Fraud and Corporate Social Responsibility

No law-abiding citizen wants to find out that her personal information is being used to fund terrorism–all because the bank that she trusted to put her money in, the store she shopped at, or the wireless service provider she used didn’t have the right tools in place to protect her and her personal data from fraud.

While consumers definitely need to take it upon themselves to use the available tools designed to protect them–such as using multi-factor authentication, or opting for biometrics over user-generated PINs and passwords, etc.–corporations also need to step up to the plate big time to ensure that they are doing what they need to not only protect themselves, but more importantly their customers. Businesses cannot idly stand by as they provide a gateway to these criminal acts.

Companies have a corporate social responsibility to their customers and society as a whole to make this right. Some businesses and politicians are already recognizing this fact.

The global, voluntary International Standard ISO 26000, a guidance for organizations in the public and private sectors that want to operate in a socially responsible manner, identifies “consumer data protection and privacy” as a key consumer issue that corporations should be addressing. A handful of U.S. lawmakers are working to enact legislation to prosecute companies and their executives who fail to protect consumer privacy, while in Canada, measures have already been taken to remedy this issue.

For instance, the Personal Information Protection and Electronic Documents Act (PIPEDA) requires Canadian businesses to report any breach of privacy (any loss or mishandling of PII that might lead to a real risk of significant harm such as financial loss or identity theft) to the Office of the Privacy Commissioner of Canada. According to PIPEDA, “Failure to report the potential for significant harm could expose private-sector organizations to fines of up to $100,000 for each time an individual is affected by a security breach, if the federal government decides to prosecute a case.”

In the U.S., the Corporate Executive Accountability Act, proposed in early April by Sen. Elizabeth Warren (D-Massachusetts), would impose jail time on corporate executives who "negligently permit or fail to prevent" a "violation of the law" that "affects the health, safety, finances or personal data" of one percent of the population of any state. While in spirit this proposal is a nice attempt to address this massive growing issue, it only applies to companies that generate more than $1 billion in annual revenue, and to companies that are either convicted of violating the law or settle claims with state or federal regulators. This ultimately does not address most data breaches given their size and scope. A slightly more aggressive data privacy law proposed by Sen. Ron Wyden (D-Oregon) would give executives up to 20 years in prison for violations of their customers' privacy.

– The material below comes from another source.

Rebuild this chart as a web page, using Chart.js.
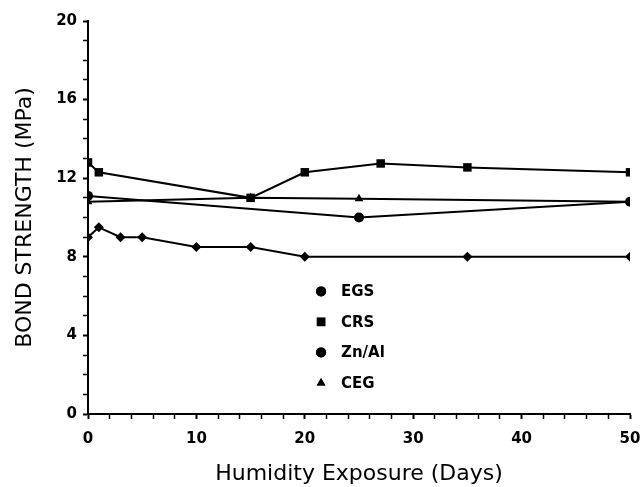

While it is too early to tell whether either proposed legislation will pass, companies themselves should be taking the extra steps in working with authorities to identify and prosecute these fraudsters infiltrating their systems.

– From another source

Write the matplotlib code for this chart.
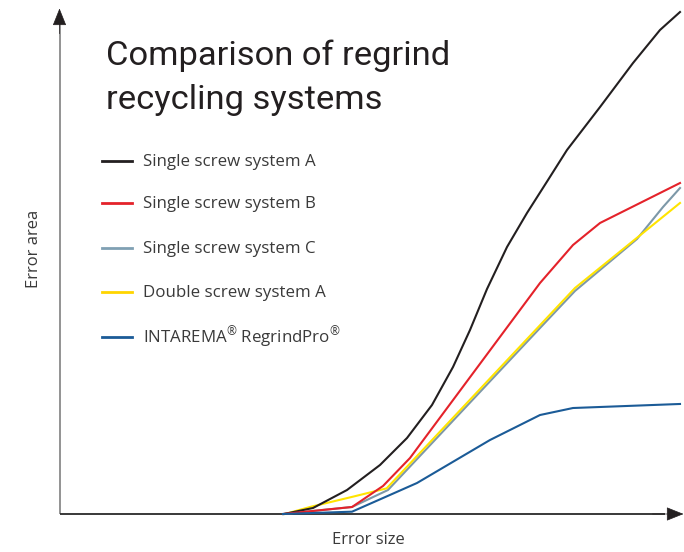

For instance, in 2016, Muhammad Sohail Qasmani admitted to laundering over $19.6 million on behalf of the perpetrators of a massive international computer hacking and telecommunications fraud scheme. The scheme included hijacking the telephone networks of U.S. companies and then running up millions in bogus charges. These illicit proceeds were moved across 10 countries–ensuring the dialers and hackers who perpetuated the scheme received their cut.

Similarly, in the U.K., Lee Chisholm was sentenced to two and a half years in jail for repeatedly making calls pretending to be the customer gathering personal information to allow him to take control of accounts. He then used the cards to make a variety of purchases, which he would then sell for a profit. In Chisholm’s case, voice biometrics was used to track his exploits, preventing £370,000 of financial loss.

Without this level of diligence on part of the companies being affected in conjunction with local authorities, these individuals would likely be continuing to commit these crimes today. Unfortunately Qasmani and Chisholm are in the minority when it comes to pursuing, stopping and prosecuting fraudsters. Oftentimes these fraudsters continue to commit their crimes since companies either lack the resources to identify and catch them, or they categorize their fraudulent losses with other normal cost-of-doing-business line-item expenses such as bad debt. Not only is this new accounting norm costly for businesses and their investors, it’s socially irresponsible.

So how do businesses get a handle on this issue?

For starters, they need to understand the fraudulent entry points into their businesses. Fraudsters do not approach account access in a siloed manner. Instead, they take advantage of the growing channels and devices—mobile apps, contact centers, smart speakers, etc.—that pose new entries points for perpetrators. Organizations also need to understand that new and repeat career criminals attempt to steal from institutions every day. If they find a weakness in a channel, they will continue to go back to that channel and then pivot to another one when that initial channel doesn’t work.

Second, in order to truly combat fraud, businesses need to have a cross-channel security approach that stops fraudsters wherever and however they attack. This means investing in the right tools to protect them, and making sure that these technologies are capable of fraud detection, fraud prevention, as well as authentication. Taking a multi-authentication approach is critical. Proven technologies like voice biometrics, as well as behavioral biometrics, device prints, face prints and technologies that can detect social engineering are key to identifying and stopping this fraud.

Third, companies must be socially responsible. They need to stop categorizing fraud as a normal cost of doing business. It is not. They also need to understand that turning a blind eye to this crime is fostering other crimes. As such, organizations must report criminal activity and pursue putting these fraudsters behind bars. Not only is it better for business—it’s the right thing to do.

And finally, this is where biometrics technologies such as voice come into play. By using voice biometrics, anti-fraud teams can now link seemingly unrelated cases to a small number of individuals. Doing so allows them to build solid cases with strong evidence that can then lead to prosecution. By doing so, corporations start having a real, concrete impact in the fight against fraud, putting measures that are not only obstacles or deterrents, but also tools to target the fraud problem to its root.